◆ Exercise requirements ◆
Keep to the lines from the line containing "Reproduce this chart with matplotlib." through the line containing "plt.rcParams['mathtext.bf'] = 'Liberation": copy them exactly and leave every picture out.
>>>>
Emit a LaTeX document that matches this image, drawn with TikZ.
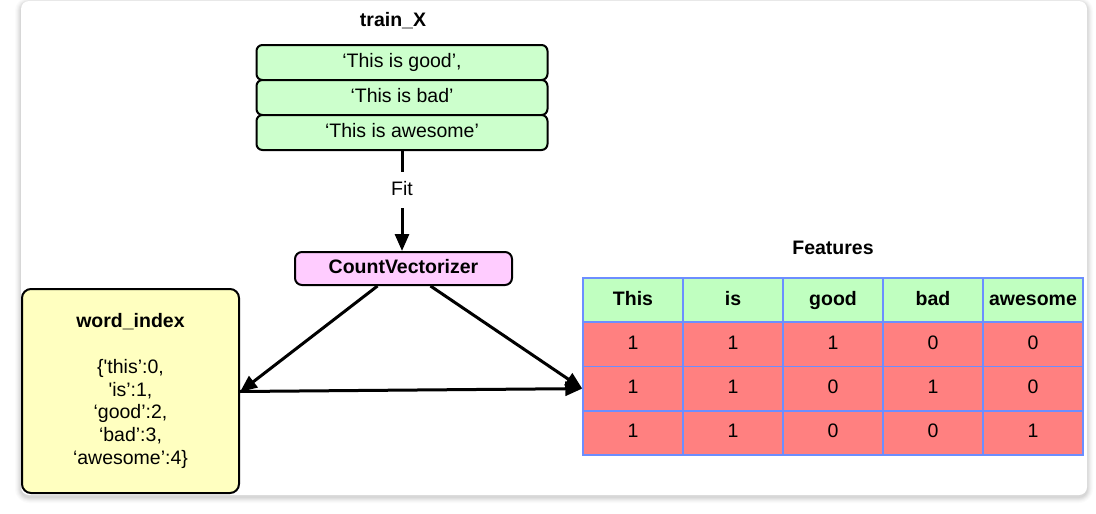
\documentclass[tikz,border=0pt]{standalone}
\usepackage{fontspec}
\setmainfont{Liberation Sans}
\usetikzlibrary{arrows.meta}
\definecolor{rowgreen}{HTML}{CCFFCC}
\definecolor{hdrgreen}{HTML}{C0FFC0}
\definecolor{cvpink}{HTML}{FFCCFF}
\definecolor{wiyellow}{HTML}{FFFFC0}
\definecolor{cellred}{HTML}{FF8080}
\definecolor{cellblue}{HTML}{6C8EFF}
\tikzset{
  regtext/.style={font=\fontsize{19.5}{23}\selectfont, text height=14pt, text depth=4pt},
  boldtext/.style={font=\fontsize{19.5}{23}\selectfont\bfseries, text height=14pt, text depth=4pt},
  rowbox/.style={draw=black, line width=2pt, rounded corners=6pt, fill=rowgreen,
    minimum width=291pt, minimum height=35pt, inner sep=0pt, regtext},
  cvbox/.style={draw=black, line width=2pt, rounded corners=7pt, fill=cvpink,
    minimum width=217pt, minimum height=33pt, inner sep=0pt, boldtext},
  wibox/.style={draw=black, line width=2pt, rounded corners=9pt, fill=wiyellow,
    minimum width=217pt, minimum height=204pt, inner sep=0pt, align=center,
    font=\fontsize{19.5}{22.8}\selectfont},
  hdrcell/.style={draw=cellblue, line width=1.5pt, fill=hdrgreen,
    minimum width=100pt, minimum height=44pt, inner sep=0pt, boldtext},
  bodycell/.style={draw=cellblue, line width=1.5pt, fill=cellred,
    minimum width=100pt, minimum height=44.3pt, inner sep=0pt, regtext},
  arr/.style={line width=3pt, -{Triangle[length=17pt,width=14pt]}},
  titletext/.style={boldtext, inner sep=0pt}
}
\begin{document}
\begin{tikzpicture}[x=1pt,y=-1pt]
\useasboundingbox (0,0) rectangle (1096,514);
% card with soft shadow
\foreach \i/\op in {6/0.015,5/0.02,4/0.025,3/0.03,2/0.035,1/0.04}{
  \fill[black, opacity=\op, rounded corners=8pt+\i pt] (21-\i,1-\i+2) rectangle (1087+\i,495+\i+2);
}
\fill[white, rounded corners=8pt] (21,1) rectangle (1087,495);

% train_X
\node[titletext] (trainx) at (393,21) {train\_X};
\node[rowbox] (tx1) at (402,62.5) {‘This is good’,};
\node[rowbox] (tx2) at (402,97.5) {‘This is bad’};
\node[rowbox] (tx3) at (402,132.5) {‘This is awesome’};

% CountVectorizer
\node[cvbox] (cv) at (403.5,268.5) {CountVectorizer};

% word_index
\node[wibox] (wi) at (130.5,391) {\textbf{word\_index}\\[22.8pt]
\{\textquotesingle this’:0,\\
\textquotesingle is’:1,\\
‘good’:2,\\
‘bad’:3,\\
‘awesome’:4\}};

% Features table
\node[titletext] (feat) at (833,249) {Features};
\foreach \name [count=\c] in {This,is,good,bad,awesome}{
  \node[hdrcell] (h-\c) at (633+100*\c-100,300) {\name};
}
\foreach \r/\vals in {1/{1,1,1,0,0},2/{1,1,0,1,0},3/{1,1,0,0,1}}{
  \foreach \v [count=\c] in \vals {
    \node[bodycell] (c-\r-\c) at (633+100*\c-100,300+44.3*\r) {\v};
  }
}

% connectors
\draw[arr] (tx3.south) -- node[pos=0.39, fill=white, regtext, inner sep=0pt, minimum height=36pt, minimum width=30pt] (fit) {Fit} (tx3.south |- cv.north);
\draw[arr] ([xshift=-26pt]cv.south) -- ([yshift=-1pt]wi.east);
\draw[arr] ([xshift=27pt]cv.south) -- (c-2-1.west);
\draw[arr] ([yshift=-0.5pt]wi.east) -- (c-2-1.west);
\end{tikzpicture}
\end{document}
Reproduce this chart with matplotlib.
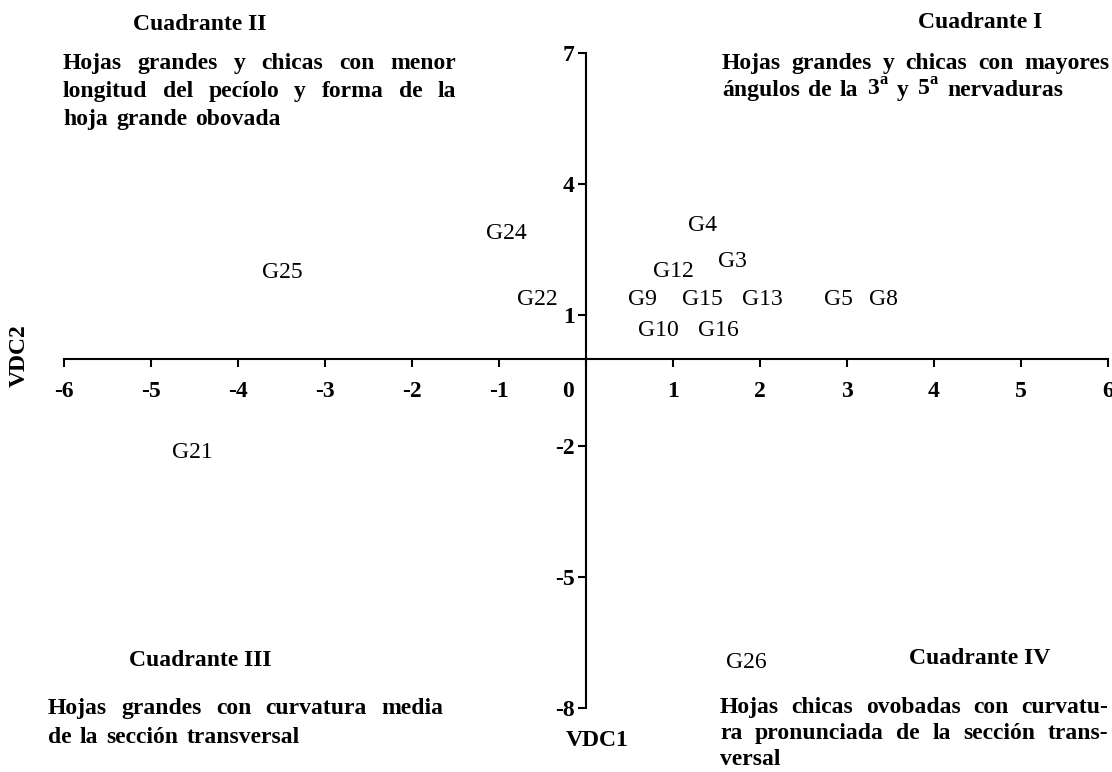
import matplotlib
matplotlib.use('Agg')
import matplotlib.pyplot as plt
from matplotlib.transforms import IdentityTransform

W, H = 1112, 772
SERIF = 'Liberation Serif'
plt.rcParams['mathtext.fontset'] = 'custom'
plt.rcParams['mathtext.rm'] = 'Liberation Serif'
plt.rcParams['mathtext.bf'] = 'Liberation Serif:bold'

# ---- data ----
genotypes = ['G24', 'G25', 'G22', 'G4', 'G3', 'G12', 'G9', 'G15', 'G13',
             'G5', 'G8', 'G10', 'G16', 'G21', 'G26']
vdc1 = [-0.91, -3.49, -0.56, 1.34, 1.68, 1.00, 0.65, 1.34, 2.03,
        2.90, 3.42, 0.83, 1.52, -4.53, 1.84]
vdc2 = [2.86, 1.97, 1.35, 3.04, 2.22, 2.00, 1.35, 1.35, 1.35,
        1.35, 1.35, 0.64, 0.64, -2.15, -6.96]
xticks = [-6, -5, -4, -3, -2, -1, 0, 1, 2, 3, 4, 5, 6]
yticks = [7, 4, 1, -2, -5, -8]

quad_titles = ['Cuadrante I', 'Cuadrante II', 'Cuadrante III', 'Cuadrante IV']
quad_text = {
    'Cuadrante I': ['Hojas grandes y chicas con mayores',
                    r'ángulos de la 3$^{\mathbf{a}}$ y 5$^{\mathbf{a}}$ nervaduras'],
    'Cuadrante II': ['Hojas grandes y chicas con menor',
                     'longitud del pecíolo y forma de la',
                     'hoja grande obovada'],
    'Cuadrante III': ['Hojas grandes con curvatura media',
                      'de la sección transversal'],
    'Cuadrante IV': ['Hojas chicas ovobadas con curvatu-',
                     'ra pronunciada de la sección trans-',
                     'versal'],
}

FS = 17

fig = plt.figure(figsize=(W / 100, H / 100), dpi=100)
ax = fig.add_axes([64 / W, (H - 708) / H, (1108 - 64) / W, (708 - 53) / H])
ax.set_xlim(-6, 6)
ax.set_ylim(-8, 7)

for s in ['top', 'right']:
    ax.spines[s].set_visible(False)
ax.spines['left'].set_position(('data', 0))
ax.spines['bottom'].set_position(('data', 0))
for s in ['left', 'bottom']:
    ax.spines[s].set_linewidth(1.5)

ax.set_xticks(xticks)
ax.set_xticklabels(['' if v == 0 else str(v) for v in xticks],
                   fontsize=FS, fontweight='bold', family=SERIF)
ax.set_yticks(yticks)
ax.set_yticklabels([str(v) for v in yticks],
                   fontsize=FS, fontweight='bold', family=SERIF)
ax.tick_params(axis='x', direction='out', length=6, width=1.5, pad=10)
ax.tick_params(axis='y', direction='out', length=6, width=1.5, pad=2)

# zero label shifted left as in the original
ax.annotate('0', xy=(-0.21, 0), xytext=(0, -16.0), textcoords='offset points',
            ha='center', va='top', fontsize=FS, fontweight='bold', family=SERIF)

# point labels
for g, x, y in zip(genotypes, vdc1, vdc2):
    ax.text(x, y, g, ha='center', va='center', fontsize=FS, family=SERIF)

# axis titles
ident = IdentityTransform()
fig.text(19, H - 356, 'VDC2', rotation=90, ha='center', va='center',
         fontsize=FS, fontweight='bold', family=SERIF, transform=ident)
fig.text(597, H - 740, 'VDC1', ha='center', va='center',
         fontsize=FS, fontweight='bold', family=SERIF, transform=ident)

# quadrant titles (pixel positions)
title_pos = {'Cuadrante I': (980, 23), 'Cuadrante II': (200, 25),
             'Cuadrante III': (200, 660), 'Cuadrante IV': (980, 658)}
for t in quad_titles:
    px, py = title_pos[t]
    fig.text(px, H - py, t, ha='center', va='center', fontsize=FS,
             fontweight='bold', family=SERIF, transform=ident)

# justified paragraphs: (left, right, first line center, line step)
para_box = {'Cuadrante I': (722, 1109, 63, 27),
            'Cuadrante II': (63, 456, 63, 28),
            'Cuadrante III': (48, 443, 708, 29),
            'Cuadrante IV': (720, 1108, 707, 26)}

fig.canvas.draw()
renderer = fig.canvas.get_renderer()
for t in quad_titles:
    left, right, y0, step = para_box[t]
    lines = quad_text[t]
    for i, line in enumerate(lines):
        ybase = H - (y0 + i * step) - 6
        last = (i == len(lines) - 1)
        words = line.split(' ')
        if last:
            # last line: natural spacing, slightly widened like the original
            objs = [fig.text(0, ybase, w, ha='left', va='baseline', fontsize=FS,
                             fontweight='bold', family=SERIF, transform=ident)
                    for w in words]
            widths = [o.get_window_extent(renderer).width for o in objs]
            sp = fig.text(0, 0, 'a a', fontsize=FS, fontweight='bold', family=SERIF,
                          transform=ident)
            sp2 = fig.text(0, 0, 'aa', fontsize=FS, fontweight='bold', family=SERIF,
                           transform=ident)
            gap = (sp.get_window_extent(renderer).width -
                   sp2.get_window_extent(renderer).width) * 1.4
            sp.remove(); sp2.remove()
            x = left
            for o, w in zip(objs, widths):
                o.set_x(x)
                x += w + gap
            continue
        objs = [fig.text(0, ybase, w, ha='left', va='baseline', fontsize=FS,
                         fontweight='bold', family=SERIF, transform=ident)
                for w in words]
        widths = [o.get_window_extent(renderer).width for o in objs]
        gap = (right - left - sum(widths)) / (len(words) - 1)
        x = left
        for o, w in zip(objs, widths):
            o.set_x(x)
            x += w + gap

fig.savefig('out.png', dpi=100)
<<<<
◆ Answer to the problem ◆
Reproduce this chart with matplotlib.
import matplotlib
matplotlib.use('Agg')
import matplotlib.pyplot as plt
from matplotlib.transforms import IdentityTransform

W, H = 1112, 772
SERIF = 'Liberation Serif'
plt.rcParams['mathtext.fontset'] = 'custom'
plt.rcParams['mathtext.rm'] = 'Liberation Serif'
plt.rcParams['mathtext.bf'] = 'Liberation Serif:bold'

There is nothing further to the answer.